▸ **EXERCISE DATA**
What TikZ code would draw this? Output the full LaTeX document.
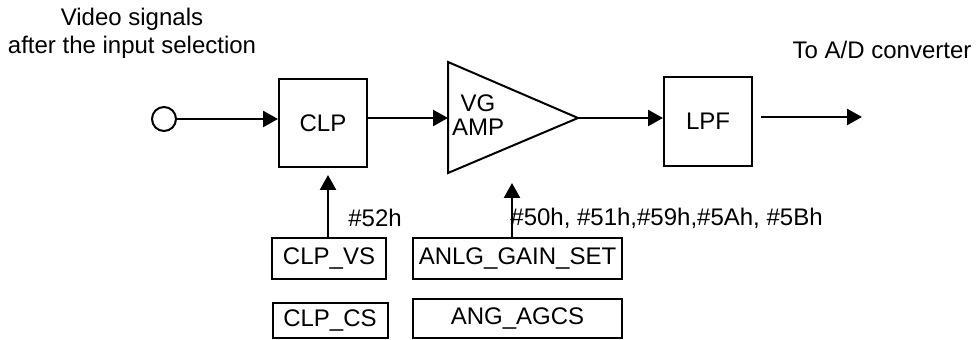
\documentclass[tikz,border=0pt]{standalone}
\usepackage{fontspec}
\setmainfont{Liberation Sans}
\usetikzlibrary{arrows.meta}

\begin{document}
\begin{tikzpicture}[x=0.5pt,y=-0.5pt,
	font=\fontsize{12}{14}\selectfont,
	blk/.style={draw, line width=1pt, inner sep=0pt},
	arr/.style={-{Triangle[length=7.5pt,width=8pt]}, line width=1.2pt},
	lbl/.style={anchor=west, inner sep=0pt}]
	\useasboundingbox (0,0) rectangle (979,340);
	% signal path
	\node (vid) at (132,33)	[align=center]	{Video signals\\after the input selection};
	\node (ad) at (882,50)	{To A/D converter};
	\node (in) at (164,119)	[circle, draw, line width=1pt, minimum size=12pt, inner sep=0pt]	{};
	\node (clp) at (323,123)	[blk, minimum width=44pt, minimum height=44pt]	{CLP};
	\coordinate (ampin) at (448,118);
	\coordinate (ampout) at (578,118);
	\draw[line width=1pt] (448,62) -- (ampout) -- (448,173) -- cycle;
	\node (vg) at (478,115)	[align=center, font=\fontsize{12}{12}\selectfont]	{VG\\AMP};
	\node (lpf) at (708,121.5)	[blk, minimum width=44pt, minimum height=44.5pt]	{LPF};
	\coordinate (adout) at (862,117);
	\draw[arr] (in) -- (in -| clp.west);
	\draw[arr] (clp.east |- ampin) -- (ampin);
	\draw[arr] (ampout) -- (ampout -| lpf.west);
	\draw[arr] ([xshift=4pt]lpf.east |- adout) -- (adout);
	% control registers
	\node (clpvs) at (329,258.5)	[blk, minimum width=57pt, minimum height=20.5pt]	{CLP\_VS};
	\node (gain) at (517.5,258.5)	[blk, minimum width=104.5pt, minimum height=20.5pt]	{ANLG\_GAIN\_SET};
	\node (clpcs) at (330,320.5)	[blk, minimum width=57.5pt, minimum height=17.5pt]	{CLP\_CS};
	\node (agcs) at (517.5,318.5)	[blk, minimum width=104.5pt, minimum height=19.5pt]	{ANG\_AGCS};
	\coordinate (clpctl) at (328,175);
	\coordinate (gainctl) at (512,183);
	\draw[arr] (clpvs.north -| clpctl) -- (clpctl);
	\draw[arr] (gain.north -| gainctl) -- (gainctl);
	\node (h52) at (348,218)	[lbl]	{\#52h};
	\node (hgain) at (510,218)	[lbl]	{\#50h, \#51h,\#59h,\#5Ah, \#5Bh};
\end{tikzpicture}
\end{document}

* * *

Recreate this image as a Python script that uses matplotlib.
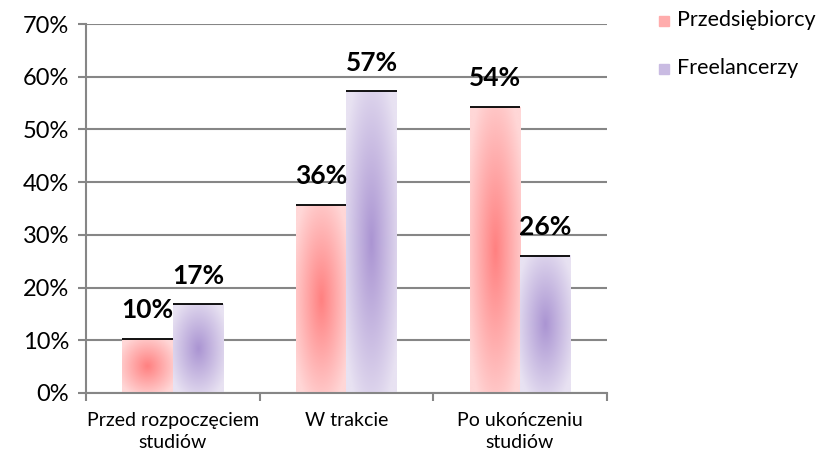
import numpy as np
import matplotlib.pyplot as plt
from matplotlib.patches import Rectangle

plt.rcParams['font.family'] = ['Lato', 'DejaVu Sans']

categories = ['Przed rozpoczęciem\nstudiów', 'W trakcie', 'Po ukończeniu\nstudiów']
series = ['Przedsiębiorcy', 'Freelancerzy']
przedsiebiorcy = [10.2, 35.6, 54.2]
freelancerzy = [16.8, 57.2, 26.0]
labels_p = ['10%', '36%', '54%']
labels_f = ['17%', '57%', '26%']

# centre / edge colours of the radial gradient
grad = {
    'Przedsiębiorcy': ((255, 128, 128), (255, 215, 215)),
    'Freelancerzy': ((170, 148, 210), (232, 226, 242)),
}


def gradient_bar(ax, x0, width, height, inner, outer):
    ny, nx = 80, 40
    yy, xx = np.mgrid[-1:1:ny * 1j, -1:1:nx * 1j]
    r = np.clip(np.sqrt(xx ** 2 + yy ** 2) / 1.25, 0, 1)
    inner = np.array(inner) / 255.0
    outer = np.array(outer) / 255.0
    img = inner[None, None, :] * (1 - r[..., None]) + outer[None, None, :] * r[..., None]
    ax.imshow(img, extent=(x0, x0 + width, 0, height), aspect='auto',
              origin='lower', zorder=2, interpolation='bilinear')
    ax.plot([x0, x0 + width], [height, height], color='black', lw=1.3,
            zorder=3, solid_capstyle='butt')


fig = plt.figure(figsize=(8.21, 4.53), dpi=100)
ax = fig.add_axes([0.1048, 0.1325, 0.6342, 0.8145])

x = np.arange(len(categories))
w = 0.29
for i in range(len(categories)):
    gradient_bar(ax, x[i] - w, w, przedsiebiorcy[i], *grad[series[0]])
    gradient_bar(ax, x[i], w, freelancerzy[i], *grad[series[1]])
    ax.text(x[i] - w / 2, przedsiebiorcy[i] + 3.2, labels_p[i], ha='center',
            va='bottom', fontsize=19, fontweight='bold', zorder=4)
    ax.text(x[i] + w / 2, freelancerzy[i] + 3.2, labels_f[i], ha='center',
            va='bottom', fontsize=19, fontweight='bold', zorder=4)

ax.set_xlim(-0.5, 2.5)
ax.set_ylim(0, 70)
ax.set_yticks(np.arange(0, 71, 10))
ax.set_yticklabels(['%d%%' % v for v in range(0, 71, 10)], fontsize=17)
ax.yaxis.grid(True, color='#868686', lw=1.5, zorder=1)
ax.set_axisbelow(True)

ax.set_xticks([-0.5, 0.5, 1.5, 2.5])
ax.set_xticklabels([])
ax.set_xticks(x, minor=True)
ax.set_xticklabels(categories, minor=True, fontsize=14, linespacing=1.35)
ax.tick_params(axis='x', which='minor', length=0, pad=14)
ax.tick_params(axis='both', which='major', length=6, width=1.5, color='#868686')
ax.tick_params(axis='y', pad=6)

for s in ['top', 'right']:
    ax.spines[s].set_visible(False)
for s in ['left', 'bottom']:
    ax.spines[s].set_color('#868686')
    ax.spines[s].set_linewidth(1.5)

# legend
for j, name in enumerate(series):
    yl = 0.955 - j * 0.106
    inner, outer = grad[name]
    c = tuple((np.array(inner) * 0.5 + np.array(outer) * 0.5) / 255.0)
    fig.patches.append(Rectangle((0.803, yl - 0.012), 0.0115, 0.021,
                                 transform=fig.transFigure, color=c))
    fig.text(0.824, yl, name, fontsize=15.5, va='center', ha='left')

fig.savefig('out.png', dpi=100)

---

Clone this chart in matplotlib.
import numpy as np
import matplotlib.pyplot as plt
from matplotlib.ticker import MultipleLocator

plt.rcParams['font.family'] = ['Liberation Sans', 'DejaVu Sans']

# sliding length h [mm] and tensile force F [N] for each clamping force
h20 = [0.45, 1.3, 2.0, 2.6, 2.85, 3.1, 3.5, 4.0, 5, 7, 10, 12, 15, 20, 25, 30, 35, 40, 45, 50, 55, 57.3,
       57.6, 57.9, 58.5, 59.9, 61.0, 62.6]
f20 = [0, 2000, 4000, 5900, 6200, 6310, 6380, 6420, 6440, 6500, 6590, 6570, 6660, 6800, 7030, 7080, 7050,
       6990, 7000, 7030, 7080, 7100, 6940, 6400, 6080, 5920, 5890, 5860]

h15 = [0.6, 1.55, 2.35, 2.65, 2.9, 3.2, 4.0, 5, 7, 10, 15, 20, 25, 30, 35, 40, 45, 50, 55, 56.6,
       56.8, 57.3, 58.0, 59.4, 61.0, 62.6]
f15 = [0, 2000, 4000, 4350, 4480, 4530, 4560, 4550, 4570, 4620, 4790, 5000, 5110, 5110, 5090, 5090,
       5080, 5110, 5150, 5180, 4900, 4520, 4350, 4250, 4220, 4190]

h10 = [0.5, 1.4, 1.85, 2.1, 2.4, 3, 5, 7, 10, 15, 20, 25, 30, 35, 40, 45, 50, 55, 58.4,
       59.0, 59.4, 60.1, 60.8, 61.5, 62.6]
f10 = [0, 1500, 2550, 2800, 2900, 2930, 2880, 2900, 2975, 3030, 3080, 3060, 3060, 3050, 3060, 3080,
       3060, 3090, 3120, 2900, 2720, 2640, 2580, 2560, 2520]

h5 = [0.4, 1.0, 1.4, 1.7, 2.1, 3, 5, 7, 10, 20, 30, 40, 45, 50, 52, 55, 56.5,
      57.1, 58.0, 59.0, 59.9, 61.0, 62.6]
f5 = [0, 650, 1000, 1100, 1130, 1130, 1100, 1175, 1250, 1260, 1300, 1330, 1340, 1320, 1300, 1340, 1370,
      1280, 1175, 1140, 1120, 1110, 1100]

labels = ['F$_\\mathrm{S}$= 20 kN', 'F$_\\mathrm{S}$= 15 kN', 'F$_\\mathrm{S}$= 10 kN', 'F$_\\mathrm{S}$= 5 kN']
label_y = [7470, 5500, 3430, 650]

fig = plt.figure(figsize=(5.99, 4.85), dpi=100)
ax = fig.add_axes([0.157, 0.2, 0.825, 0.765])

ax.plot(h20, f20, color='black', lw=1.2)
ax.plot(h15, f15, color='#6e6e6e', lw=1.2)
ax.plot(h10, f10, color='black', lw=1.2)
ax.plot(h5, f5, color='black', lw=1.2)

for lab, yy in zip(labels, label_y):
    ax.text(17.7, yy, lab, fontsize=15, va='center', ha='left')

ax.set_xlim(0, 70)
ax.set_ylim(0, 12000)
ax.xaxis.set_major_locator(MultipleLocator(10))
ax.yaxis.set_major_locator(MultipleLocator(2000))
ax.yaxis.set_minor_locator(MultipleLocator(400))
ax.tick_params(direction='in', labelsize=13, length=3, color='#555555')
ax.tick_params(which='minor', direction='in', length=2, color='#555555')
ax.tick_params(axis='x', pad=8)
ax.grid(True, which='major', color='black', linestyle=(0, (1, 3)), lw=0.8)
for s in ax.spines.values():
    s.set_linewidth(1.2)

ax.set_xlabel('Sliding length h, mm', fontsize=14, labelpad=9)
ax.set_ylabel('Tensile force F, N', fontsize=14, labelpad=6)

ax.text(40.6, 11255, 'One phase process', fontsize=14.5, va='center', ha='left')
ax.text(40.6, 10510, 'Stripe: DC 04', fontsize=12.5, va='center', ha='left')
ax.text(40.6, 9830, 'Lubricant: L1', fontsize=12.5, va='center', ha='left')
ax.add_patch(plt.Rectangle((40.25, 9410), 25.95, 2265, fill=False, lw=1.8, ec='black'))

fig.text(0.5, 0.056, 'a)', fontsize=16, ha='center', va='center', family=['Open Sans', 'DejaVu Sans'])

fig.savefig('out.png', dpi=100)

▸ **REQUIREMENTS**
Give again, word for word, the part that opens with the line containing "Recreate this image" and closes with the one containing "ax = fig.add_axes([0.1048, 0.1325, 0.6342, 0.8145])". Include both of those lines and skip all pictures.

▸ **WRITTEN REPLY**
Recreate this image as a Python script that uses matplotlib.
import numpy as np
import matplotlib.pyplot as plt
from matplotlib.patches import Rectangle

plt.rcParams['font.family'] = ['Lato', 'DejaVu Sans']

categories = ['Przed rozpoczęciem\nstudiów', 'W trakcie', 'Po ukończeniu\nstudiów']
series = ['Przedsiębiorcy', 'Freelancerzy']
przedsiebiorcy = [10.2, 35.6, 54.2]
freelancerzy = [16.8, 57.2, 26.0]
labels_p = ['10%', '36%', '54%']
labels_f = ['17%', '57%', '26%']

# centre / edge colours of the radial gradient
grad = {
    'Przedsiębiorcy': ((255, 128, 128), (255, 215, 215)),
    'Freelancerzy': ((170, 148, 210), (232, 226, 242)),
}


def gradient_bar(ax, x0, width, height, inner, outer):
    ny, nx = 80, 40
    yy, xx = np.mgrid[-1:1:ny * 1j, -1:1:nx * 1j]
    r = np.clip(np.sqrt(xx ** 2 + yy ** 2) / 1.25, 0, 1)
    inner = np.array(inner) / 255.0
    outer = np.array(outer) / 255.0
    img = inner[None, None, :] * (1 - r[..., None]) + outer[None, None, :] * r[..., None]
    ax.imshow(img, extent=(x0, x0 + width, 0, height), aspect='auto',
              origin='lower', zorder=2, interpolation='bilinear')
    ax.plot([x0, x0 + width], [height, height], color='black', lw=1.3,
            zorder=3, solid_capstyle='butt')


fig = plt.figure(figsize=(8.21, 4.53), dpi=100)
ax = fig.add_axes([0.1048, 0.1325, 0.6342, 0.8145])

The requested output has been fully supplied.